§ **What you are asked to do**
In the listing below, pick out lines with "Reproduce".

§ **Dataset records**
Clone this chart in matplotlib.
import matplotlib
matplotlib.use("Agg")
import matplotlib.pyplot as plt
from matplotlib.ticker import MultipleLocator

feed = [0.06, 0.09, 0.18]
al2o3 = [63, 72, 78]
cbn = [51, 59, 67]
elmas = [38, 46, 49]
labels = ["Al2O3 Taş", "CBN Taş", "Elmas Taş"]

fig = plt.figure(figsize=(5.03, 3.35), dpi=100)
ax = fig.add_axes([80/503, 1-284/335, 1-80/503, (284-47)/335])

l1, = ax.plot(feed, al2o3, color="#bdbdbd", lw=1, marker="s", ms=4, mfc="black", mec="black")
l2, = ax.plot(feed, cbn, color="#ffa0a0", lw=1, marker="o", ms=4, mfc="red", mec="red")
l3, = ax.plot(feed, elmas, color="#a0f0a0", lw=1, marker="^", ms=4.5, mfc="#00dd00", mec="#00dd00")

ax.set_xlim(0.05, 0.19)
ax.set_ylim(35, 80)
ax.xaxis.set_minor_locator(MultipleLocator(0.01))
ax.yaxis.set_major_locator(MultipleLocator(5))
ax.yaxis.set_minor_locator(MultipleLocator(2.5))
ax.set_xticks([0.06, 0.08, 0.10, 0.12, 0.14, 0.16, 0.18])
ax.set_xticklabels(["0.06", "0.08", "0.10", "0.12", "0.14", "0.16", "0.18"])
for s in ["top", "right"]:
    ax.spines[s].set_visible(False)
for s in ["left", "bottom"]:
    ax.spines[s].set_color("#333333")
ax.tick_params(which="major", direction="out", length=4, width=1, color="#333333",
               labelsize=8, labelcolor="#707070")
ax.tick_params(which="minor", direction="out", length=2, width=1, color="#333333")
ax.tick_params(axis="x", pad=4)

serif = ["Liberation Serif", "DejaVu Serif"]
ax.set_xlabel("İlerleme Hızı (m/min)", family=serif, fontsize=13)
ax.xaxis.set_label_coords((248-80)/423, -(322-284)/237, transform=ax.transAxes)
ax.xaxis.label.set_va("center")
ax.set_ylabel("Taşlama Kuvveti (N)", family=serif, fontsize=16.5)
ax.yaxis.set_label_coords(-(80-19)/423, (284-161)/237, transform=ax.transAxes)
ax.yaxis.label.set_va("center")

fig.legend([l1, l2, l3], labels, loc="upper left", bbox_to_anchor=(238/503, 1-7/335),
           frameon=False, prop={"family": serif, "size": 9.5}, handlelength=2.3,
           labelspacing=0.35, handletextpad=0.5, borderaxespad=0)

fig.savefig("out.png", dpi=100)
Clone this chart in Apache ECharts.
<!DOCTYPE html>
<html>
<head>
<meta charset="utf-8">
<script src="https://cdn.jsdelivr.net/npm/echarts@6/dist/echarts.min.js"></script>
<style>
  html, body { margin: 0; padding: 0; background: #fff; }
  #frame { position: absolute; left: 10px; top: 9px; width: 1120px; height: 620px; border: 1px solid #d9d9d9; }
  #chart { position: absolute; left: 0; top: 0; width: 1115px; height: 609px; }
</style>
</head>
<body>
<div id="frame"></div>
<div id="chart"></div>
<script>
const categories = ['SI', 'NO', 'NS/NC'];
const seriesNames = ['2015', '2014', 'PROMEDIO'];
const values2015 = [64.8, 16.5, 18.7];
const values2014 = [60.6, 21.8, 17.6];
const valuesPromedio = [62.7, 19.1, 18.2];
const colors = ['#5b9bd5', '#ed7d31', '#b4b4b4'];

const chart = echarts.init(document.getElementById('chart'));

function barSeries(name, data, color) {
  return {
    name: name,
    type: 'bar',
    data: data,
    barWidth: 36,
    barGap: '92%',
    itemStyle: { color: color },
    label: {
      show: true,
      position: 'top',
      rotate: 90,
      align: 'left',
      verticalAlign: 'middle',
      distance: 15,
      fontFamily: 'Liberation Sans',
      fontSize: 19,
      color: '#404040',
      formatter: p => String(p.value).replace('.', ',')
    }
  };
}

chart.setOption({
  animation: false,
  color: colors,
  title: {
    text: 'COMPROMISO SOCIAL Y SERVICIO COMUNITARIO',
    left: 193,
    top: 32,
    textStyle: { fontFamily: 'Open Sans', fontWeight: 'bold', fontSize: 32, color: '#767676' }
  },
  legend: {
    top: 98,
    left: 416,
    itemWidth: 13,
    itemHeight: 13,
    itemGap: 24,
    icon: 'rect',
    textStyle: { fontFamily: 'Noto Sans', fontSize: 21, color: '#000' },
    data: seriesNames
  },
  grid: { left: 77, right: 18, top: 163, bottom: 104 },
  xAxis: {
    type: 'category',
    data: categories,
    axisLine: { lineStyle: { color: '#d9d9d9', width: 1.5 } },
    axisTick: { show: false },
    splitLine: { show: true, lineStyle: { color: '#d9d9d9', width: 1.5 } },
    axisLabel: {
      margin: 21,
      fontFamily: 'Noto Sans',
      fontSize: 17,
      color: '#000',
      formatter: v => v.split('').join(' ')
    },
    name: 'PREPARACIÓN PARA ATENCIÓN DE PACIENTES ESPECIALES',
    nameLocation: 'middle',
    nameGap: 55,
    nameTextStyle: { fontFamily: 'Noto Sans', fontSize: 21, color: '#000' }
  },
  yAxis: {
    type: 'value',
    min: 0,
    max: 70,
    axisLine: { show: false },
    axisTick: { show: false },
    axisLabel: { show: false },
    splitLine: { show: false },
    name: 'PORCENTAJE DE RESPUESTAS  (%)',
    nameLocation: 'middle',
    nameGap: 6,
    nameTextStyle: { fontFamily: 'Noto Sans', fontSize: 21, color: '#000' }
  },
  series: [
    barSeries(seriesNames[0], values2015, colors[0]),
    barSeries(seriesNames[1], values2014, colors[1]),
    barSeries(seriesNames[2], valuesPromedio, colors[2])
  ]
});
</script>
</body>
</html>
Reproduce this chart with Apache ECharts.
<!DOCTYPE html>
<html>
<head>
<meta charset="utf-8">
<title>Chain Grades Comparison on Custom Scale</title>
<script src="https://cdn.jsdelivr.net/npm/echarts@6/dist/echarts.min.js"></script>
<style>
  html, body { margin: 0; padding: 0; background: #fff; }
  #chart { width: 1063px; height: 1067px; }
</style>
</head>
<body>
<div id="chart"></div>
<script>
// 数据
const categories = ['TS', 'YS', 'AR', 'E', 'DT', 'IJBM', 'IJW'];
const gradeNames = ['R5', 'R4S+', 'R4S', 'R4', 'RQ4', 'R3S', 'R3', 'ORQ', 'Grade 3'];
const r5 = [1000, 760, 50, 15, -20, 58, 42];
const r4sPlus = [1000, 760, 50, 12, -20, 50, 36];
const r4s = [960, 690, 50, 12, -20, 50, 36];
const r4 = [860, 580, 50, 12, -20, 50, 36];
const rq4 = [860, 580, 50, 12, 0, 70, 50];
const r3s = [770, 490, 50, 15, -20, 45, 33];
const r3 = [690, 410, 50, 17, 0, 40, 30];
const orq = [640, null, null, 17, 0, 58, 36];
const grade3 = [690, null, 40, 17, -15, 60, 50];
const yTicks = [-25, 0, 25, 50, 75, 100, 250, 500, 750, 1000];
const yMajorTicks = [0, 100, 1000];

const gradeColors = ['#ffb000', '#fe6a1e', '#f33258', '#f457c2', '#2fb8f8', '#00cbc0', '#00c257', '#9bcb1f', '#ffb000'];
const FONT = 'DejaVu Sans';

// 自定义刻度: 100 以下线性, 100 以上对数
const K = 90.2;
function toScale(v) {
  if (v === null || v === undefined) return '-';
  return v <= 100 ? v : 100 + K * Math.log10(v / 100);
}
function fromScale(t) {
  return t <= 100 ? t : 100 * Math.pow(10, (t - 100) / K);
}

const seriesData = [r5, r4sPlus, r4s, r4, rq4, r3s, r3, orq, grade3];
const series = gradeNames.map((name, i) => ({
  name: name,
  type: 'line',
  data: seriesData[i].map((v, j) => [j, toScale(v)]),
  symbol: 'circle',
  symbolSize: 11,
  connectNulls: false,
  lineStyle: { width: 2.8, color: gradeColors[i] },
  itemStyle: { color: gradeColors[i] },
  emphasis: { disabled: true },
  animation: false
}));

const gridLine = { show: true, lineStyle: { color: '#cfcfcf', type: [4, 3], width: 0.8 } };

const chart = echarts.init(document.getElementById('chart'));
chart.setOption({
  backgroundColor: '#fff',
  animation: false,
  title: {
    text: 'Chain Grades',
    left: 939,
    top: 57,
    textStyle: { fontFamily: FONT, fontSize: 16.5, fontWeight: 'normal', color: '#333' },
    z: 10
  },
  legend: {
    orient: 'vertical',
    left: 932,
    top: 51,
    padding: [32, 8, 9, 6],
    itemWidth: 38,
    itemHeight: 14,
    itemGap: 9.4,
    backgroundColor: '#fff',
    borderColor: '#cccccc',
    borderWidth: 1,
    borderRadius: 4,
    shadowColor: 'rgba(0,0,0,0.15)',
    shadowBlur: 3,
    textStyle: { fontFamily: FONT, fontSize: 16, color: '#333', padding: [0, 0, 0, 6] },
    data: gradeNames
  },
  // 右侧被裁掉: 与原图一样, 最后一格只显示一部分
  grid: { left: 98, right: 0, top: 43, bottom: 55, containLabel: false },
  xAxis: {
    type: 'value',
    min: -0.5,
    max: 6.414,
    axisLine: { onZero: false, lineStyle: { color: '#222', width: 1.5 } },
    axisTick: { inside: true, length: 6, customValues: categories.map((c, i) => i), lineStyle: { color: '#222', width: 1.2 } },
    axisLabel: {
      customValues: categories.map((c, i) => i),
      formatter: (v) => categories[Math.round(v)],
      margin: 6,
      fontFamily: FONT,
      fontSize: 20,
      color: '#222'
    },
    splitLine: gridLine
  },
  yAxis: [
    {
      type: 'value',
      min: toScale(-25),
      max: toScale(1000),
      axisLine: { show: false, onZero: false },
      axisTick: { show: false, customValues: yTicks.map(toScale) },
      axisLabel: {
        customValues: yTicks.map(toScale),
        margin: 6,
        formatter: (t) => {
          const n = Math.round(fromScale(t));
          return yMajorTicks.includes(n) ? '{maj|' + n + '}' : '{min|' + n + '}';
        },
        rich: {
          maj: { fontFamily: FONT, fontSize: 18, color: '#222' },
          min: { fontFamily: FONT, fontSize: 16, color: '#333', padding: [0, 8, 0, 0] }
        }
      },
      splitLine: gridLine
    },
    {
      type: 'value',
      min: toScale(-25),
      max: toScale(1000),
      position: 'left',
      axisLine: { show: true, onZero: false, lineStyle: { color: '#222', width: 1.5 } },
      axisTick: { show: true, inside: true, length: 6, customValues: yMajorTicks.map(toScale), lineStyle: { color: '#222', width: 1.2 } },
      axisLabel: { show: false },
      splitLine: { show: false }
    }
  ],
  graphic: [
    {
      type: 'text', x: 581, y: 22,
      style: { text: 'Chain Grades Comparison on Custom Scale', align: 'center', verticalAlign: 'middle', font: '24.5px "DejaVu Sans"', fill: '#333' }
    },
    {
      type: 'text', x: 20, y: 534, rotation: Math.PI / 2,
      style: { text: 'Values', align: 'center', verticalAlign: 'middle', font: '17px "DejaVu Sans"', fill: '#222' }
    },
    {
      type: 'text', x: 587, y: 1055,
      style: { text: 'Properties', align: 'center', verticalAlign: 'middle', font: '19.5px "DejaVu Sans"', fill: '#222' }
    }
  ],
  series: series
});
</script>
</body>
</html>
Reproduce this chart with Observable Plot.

§ **Written answer**
Reproduce this chart with Apache ECharts.
Reproduce this chart with Observable Plot.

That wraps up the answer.